Member of the French Senate for Paris
- Incumbent
- Assumed office 20 September 2012
- Preceded by: Nicole Borvo Cohen-Seat

Member of the Regional council of Île-de-France
- In office 2010–2015

National Secretary of the French Communist Party
- In office 2010–2018
- Preceded by: Marie-George Buffet
- Succeeded by: Fabien Roussel

President of the Party of the European Left
- In office 5 December 2010 – 17 December 2016
- Preceded by: Lothar Bisky
- Succeeded by: Gregor Gysi

Personal details
- Born: 1 July 1957 (age 68) Paris, France
- Party: PCF
- Alma mater: Pantheon-Sorbonne University
- Profession: Journalist

= Pierre Laurent (politician) =

French politician

Pierre Laurent (born 1 July 1957) is a French politician and journalist. Ex-director of L'Humanité, and former leader of the French Communist Party (PCF).

== Career ==

His father, Paul Laurent, was a member of the National Assembly of France for Paris and a high-ranking official of the French Communist Party.

Pierre Laurent joined the Union of Communist Students (UEC) when he was studying economics in Paris. He was National Secretary of UEC from 1982 to 1985. After graduating with a master's degree in Economics, he became a journalist for L'Humanité. At first specialized in economic issues, he became chief editor in 1999, and managing editor in 2000.

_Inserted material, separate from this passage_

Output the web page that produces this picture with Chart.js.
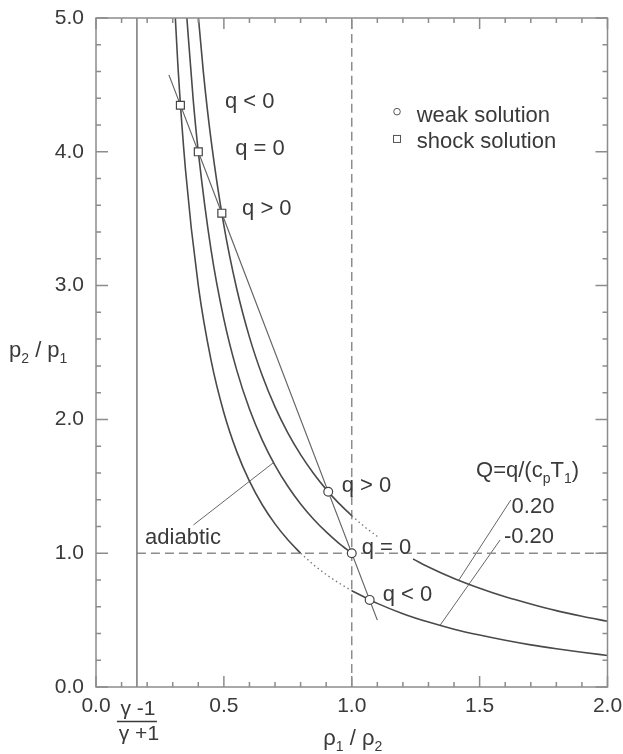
<!DOCTYPE html>
<html>
<head>
<meta charset="utf-8">
<script src="https://cdn.jsdelivr.net/npm/chart.js@4.4.1/dist/chart.umd.min.js"></script>
<style>
  body { margin: 0; background: #fff; }
  #wrap { width: 623px; height: 754px; }
</style>
</head>
<body>
<div id="wrap"><canvas id="hugoniot"></canvas></div>
<script>
// Hugoniot curves, x = rho1/rho2, y = p2/p1

// Q = -0.20 (q < 0): solid left branch, dotted part, solid right branch
const negLeftX  = [0.30, 0.32, 0.35, 0.40, 0.45, 0.50, 0.55, 0.60, 0.65, 0.70, 0.75, 0.80];
const negLeftY  = [5.375, 4.652, 3.864, 3.000, 2.441, 2.050, 1.761, 1.538, 1.362, 1.219, 1.100, 1.000];
const negDotX   = [0.80, 0.85, 0.90, 0.95, 1.00];
const negDotY   = [1.000, 0.915, 0.841, 0.777, 0.720];
const negRightX = [1.00, 1.10, 1.20, 1.30, 1.40, 1.50, 1.60, 1.70, 1.80, 1.90, 2.00];
const negRightY = [0.720, 0.625, 0.548, 0.485, 0.432, 0.388, 0.349, 0.315, 0.286, 0.260, 0.236];

// Q = 0 (adiabatic)
const zeroX = [0.35, 0.38, 0.40, 0.45, 0.50, 0.55, 0.60, 0.65, 0.70, 0.75, 0.80, 0.85, 0.90, 0.95, 1.00];
const zeroY = [5.136, 4.391, 4.000, 3.265, 2.750, 2.370, 2.077, 1.845, 1.656, 1.500, 1.368, 1.256, 1.159, 1.074, 1.000];

// Q = 0.20 (q > 0)
const posLeftX  = [0.39, 0.42, 0.45, 0.50, 0.55, 0.60, 0.65, 0.70, 0.75, 0.80, 0.85, 0.90, 0.95, 1.00];
const posLeftY  = [5.231, 4.592, 4.088, 3.450, 2.978, 2.615, 2.328, 2.094, 1.900, 1.737, 1.598, 1.477, 1.372, 1.280];
const posDotX   = [1.00, 1.05, 1.10];
const posDotY   = [1.280, 1.198, 1.125];
const posRightX = [1.24, 1.30, 1.40, 1.50, 1.60, 1.70, 1.80, 1.90, 2.00];
const posRightY = [0.957, 0.897, 0.811, 0.738, 0.674, 0.620, 0.571, 0.529, 0.491];

// Rayleigh line and its crossings
const rayleighX = [0.285, 1.10];
const rayleighY = [4.575, 0.50];
const shockX = [0.330, 0.400, 0.492];
const shockY = [4.348, 4.000, 3.541];
const weakX  = [0.908, 1.000, 1.070];
const weakY  = [1.459, 1.000, 0.651];

// reference lines
const limitRho = 0.16;            // (gamma-1)/(gamma+1)
const limitX = [limitRho, limitRho];
const limitY = [0, 5];
const unitHX = [limitRho, 2.0];
const unitHY = [1, 1];
const unitVX = [1, 1];
const unitVY = [0, 5];

// leader lines for the notes
const adiabLeadX = [0.381, 0.694];
const adiabLeadY = [1.211, 1.677];
const posLeadX = [1.622, 1.418];
const posLeadY = [1.398, 0.797];
const negLeadX = [1.580, 1.346];
const negLeadY = [1.099, 0.463];

const pts = (xs, ys) => xs.map((x, i) => ({ x: x, y: ys[i] }));

const FONT = '"Liberation Sans", Arial, sans-serif';
const INK = '#3a3a3a';
const CURVE = '#4a4a4a';
const GREY = '#8c8c8c';

function line(xs, ys, color, width, dash) {
    return {
        data: pts(xs, ys),
        showLine: true,
        borderColor: color,
        borderWidth: width,
        borderDash: dash || [],
        pointRadius: 0,
        cubicInterpolationMode: 'monotone',
        order: 2
    };
}

// rich text: parts are [text, isSubscript]
function drawRich(ctx, x, y, parts, size, align) {
    const subSize = Math.round(size * 0.64);
    let total = 0;
    parts.forEach(([t, sub]) => {
        ctx.font = (sub ? subSize : size) + 'px ' + FONT;
        total += ctx.measureText(t).width;
    });
    let cx = align === 'center' ? x - total / 2 : x;
    ctx.textAlign = 'left';
    ctx.textBaseline = 'alphabetic';
    parts.forEach(([t, sub]) => {
        ctx.font = (sub ? subSize : size) + 'px ' + FONT;
        ctx.fillText(t, cx, sub ? y + 6 : y);
        cx += ctx.measureText(t).width;
    });
}

const notes = [
    { x: 0.504, y: 4.325, parts: [['q < 0']] },
    { x: 0.544, y: 3.976, parts: [['q = 0']] },
    { x: 0.571, y: 3.528, parts: [['q > 0']] },
    { x: 0.961, y: 1.460, parts: [['q > 0']] },
    { x: 1.039, y: 0.994, parts: [['q = 0']] },
    { x: 1.121, y: 0.645, parts: [['q < 0']] },
    { x: 1.486, y: 1.570, parts: [['Q=q/(c'], ['p', true], ['T'], ['1', true], [')']] },
    { x: 1.625, y: 1.303, parts: [['0.20']] },
    { x: 1.595, y: 1.074, parts: [['-0.20']] },
    { x: 0.192, y: 1.069, parts: [['adiabtic']] },
    { x: 1.254, y: 4.225, parts: [['weak solution']] },
    { x: 1.254, y: 4.028, parts: [['shock solution']] }
];

const framePlugin = {
    id: 'frameAndNotes',
    afterDraw(chart) {
        const { ctx, chartArea: a, scales: { x, y } } = chart;
        ctx.save();

        // frame with inward ticks on all sides
        ctx.strokeStyle = GREY;
        ctx.lineWidth = 1.5;
        ctx.strokeRect(a.left, a.top, a.right - a.left, a.bottom - a.top);
        ctx.beginPath();
        for (let i = 0; i <= 20; i++) {
            const px = x.getPixelForValue(i / 10);
            const len = i % 5 === 0 ? 11 : 5;
            ctx.moveTo(px, a.bottom); ctx.lineTo(px, a.bottom - len);
            ctx.moveTo(px, a.top); ctx.lineTo(px, a.top + len);
        }
        for (let i = 0; i <= 25; i++) {
            const py = y.getPixelForValue(i * 0.2);
            const len = i % 5 === 0 ? 12 : 5;
            ctx.moveTo(a.left, py); ctx.lineTo(a.left + len, py);
            ctx.moveTo(a.right, py); ctx.lineTo(a.right - len, py);
        }
        ctx.stroke();

        // notes inside the plot
        ctx.fillStyle = INK;
        notes.forEach(n => {
            drawRich(ctx, x.getPixelForValue(n.x), y.getPixelForValue(n.y), n.parts, 22);
        });

        // legend symbols
        ctx.strokeStyle = '#555';
        ctx.lineWidth = 1;
        ctx.fillStyle = '#fff';
        const lx = x.getPixelForValue(1.177);
        ctx.beginPath();
        ctx.arc(lx, y.getPixelForValue(4.30), 3.3, 0, Math.PI * 2);
        ctx.fill(); ctx.stroke();
        const sy = y.getPixelForValue(4.096);
        ctx.fillRect(lx - 3.5, sy - 3.5, 7, 7);
        ctx.strokeRect(lx - 3.5, sy - 3.5, 7, 7);

        // axis titles
        ctx.fillStyle = INK;
        drawRich(ctx, 9, 356.5, [['p'], ['2', true], [' / p'], ['1', true]], 22);
        drawRich(ctx, x.getPixelForValue(1.0) + 1, 745, [['\u03c1'], ['1', true], [' / \u03c1'], ['2', true]], 22, 'center');

        // (gamma-1)/(gamma+1) under the limit line
        const fx = x.getPixelForValue(limitRho);
        ctx.font = '21px ' + FONT;
        ctx.textAlign = 'center';
        ctx.textBaseline = 'alphabetic';
        ctx.fillText('\u03b3 -1', fx + 1, 715);
        ctx.fillText('\u03b3 +1', fx + 2, 740);
        ctx.strokeStyle = INK;
        ctx.lineWidth = 1.3;
        ctx.beginPath();
        ctx.moveTo(fx - 20, 721.5); ctx.lineTo(fx + 20, 721.5);
        ctx.stroke();

        ctx.restore();
    }
};

const markerStyle = {
    showLine: false,
    pointRadius: 4.4,
    pointBackgroundColor: '#fff',
    pointBorderColor: '#444',
    pointBorderWidth: 1.2,
    order: 0
};

new Chart(document.getElementById('hugoniot'), {
    type: 'scatter',
    data: {
        datasets: [
            Object.assign({ data: pts(shockX, shockY), pointStyle: 'rect' }, markerStyle, { pointRadius: 5.6 }),
            Object.assign({ data: pts(weakX, weakY), pointStyle: 'circle' }, markerStyle),
            line(rayleighX, rayleighY, '#666', 1.2),
            line(negLeftX, negLeftY, CURVE, 1.6),
            line(negDotX, negDotY, '#777', 1.3, [1.5, 3]),
            line(negRightX, negRightY, CURVE, 1.6),
            line(zeroX, zeroY, CURVE, 1.6),
            line(posLeftX, posLeftY, CURVE, 1.6),
            line(posDotX, posDotY, '#777', 1.3, [1.5, 3]),
            line(posRightX, posRightY, CURVE, 1.6),
            line(limitX, limitY, '#777', 1.5),
            line(unitHX, unitHY, GREY, 1.5, [9, 5]),
            line(unitVX, unitVY, GREY, 1.5, [9, 5]),
            line(adiabLeadX, adiabLeadY, '#666', 1),
            line(posLeadX, posLeadY, '#666', 1),
            line(negLeadX, negLeadY, '#666', 1)
        ]
    },
    options: {
        responsive: true,
        maintainAspectRatio: false,
        animation: false,
        layout: { padding: { left: 0, right: 15.5, top: 18, bottom: 0 } },
        plugins: {
            legend: { display: false },
            tooltip: { enabled: false }
        },
        scales: {
            x: {
                type: 'linear',
                min: 0,
                max: 2,
                grid: { display: false, drawTicks: false },
                border: { display: false },
                ticks: {
                    stepSize: 0.5,
                    padding: 7,
                    color: INK,
                    font: { family: FONT, size: 21 },
                    callback: v => v.toFixed(1)
                },
                afterFit: s => {
                    s.height = 67;
                    s.paddingLeft = 0; s.paddingRight = 0;
                }
            },
            y: {
                type: 'linear',
                min: 0,
                max: 5,
                grid: { display: false, drawTicks: false },
                border: { display: false },
                ticks: {
                    stepSize: 1,
                    padding: 12,
                    color: INK,
                    font: { family: FONT, size: 21 },
                    callback: v => v.toFixed(1)
                },
                afterFit: s => {
                    s.width = 96;
                    s.paddingTop = 0; s.paddingBottom = 0;
                }
            }
        }
    },
    plugins: [framePlugin]
});
</script>
</body>
</html>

He became a member of the French Communist Party National Council in 2000 ( congress). He was the main writer of the Congress resolution in 2009, which he introduced. He was then nominated "national coordinator" (party's number 2), in charge of leading the party's collegial direction. He therefore resigned from L'Humanité.

In 2010, he led the list for the Left Front (together with Alternative citoyenne, les Alternatifs and others) in Île-de-France for the French regional elections. He received 6.55% of the popular vote.

Laurent was elected National Secretary of the French Communist Party in June 2010, replacing Marie-George Buffet.

Laurent supported Emmanuel Macron in the 2nd round of the 2017 French Presidential Election, opposing Marine Le Pen.

== Personal life ==
Despite reported financial difficulties, Laurent has collected more than €550,000 in wages within the space of 8 years.